→ **Data shown**:
▬▬▬

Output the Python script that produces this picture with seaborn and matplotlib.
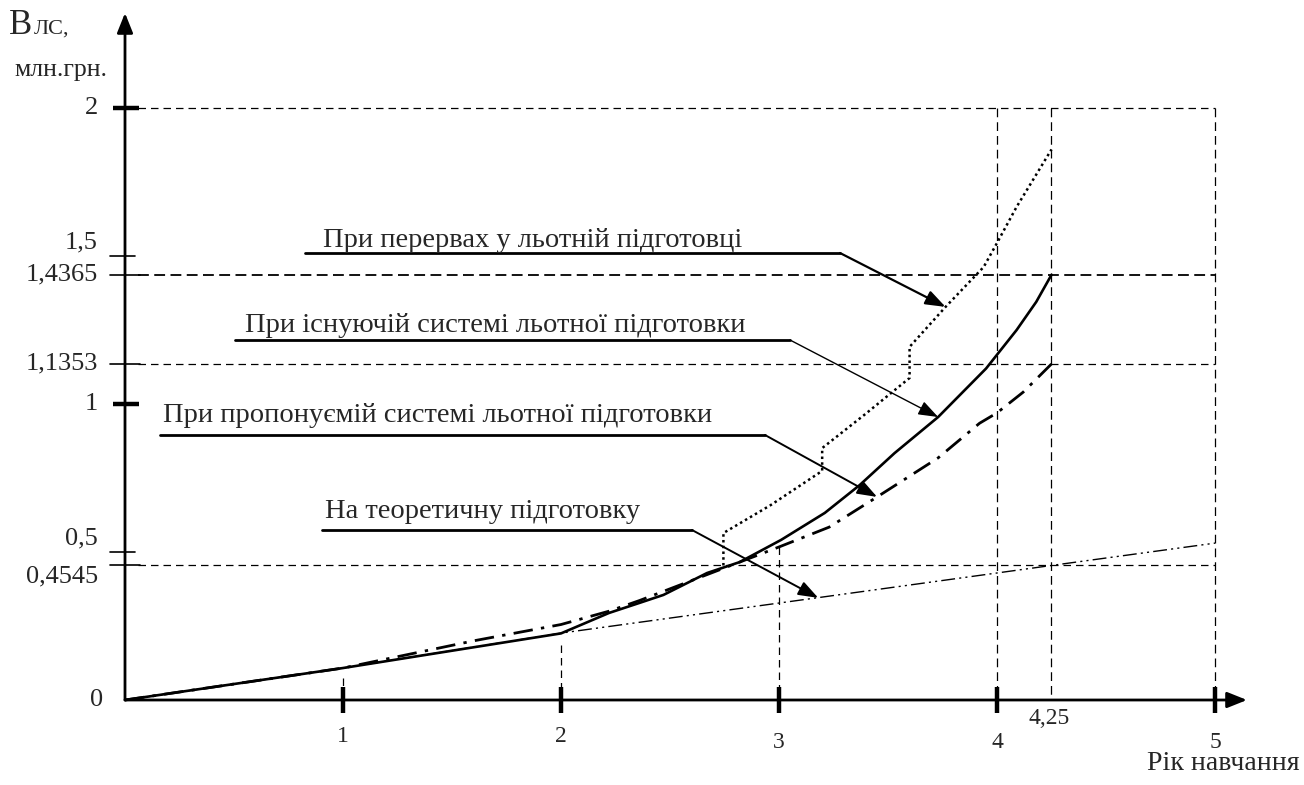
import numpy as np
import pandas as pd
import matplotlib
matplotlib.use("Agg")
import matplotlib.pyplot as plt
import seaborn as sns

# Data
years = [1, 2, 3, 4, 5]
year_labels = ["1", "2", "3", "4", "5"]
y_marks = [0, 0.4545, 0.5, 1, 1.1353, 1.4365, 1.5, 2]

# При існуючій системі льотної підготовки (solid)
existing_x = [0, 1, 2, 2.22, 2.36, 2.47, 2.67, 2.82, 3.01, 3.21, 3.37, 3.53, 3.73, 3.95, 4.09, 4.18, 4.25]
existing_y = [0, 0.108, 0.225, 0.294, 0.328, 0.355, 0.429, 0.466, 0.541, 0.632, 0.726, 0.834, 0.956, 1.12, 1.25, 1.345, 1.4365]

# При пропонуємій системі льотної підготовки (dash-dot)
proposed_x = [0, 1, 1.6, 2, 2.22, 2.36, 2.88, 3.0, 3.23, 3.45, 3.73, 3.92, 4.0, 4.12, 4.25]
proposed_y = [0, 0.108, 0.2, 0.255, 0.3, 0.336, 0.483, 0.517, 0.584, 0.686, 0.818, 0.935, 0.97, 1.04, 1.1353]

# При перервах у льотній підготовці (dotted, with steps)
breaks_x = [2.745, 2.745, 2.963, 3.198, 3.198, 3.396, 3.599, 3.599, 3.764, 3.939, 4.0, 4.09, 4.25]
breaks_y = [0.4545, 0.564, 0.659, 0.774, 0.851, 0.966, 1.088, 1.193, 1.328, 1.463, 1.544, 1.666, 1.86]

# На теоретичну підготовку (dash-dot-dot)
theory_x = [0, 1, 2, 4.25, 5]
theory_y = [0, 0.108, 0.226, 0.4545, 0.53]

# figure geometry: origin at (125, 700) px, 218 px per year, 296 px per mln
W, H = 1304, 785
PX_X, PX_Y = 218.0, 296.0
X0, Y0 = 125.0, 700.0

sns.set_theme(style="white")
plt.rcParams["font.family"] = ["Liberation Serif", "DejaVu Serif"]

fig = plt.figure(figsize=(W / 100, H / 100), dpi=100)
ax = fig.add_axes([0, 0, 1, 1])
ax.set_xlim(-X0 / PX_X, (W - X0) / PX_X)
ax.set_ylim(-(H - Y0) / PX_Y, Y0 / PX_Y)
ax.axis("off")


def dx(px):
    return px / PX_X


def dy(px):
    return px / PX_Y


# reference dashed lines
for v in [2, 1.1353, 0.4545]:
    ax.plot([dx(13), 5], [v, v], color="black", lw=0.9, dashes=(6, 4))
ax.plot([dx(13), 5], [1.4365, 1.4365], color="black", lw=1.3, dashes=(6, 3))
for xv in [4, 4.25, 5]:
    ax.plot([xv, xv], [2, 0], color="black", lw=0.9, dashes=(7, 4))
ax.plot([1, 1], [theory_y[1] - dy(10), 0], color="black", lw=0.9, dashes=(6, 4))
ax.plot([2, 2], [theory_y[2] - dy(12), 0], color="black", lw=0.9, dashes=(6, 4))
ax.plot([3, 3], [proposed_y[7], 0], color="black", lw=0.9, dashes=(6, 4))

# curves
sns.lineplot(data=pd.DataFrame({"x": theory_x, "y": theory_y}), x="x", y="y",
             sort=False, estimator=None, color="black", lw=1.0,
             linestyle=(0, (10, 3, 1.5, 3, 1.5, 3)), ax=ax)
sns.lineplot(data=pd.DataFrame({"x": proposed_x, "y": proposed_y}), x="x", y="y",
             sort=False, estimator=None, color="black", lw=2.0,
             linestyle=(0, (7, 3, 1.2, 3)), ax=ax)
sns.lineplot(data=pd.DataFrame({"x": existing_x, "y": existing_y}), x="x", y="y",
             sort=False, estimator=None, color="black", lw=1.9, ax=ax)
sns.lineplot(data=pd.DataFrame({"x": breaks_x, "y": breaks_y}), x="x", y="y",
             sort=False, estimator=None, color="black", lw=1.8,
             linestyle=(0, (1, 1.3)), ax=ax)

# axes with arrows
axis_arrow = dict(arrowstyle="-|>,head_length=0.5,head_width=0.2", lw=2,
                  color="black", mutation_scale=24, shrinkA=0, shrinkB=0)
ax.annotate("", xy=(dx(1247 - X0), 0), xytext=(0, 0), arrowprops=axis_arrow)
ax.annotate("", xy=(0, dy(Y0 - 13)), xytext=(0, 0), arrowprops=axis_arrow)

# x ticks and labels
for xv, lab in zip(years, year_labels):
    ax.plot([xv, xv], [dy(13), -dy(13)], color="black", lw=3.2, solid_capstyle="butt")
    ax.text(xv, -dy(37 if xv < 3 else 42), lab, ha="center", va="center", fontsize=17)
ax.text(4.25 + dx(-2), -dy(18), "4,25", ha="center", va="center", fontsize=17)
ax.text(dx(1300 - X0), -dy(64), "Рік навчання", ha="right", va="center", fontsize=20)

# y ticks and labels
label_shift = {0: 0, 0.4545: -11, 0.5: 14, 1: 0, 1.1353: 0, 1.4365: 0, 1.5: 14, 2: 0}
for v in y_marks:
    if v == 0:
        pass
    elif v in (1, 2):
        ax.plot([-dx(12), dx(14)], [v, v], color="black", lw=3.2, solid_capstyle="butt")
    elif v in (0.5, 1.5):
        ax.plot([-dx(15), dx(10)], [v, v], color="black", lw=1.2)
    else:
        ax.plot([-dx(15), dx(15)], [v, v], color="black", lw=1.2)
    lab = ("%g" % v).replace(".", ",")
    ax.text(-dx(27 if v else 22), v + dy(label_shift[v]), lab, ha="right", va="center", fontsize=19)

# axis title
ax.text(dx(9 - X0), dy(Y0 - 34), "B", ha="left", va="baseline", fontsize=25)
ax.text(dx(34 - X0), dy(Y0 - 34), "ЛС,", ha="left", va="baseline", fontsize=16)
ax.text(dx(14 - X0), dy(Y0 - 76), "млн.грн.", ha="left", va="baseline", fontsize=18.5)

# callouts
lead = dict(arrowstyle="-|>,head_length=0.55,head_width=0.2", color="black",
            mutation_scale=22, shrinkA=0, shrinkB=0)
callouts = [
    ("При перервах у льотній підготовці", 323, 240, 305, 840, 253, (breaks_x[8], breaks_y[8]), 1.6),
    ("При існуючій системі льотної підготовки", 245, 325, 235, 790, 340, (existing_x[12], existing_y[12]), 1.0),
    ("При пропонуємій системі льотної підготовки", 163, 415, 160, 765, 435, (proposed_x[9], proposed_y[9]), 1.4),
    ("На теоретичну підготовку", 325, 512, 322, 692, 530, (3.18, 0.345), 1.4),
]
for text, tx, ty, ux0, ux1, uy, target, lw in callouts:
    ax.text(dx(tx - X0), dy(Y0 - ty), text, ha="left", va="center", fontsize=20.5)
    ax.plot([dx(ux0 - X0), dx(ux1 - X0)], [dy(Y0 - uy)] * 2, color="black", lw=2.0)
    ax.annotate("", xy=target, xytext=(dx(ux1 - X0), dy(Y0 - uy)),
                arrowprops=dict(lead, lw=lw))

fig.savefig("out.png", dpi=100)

▬▬▬

→ **Written request**:
Leave out the pictures and restate, word for word, the lines from the top of the data through the line containing "y_marks = [0, 0.4545, 0.5, 1, 1.1353, 1.4365, 1.5, 2]", both included.

→ **Task answer**:
Output the Python script that produces this picture with seaborn and matplotlib.
import numpy as np
import pandas as pd
import matplotlib
matplotlib.use("Agg")
import matplotlib.pyplot as plt
import seaborn as sns

# Data
years = [1, 2, 3, 4, 5]
year_labels = ["1", "2", "3", "4", "5"]
y_marks = [0, 0.4545, 0.5, 1, 1.1353, 1.4365, 1.5, 2]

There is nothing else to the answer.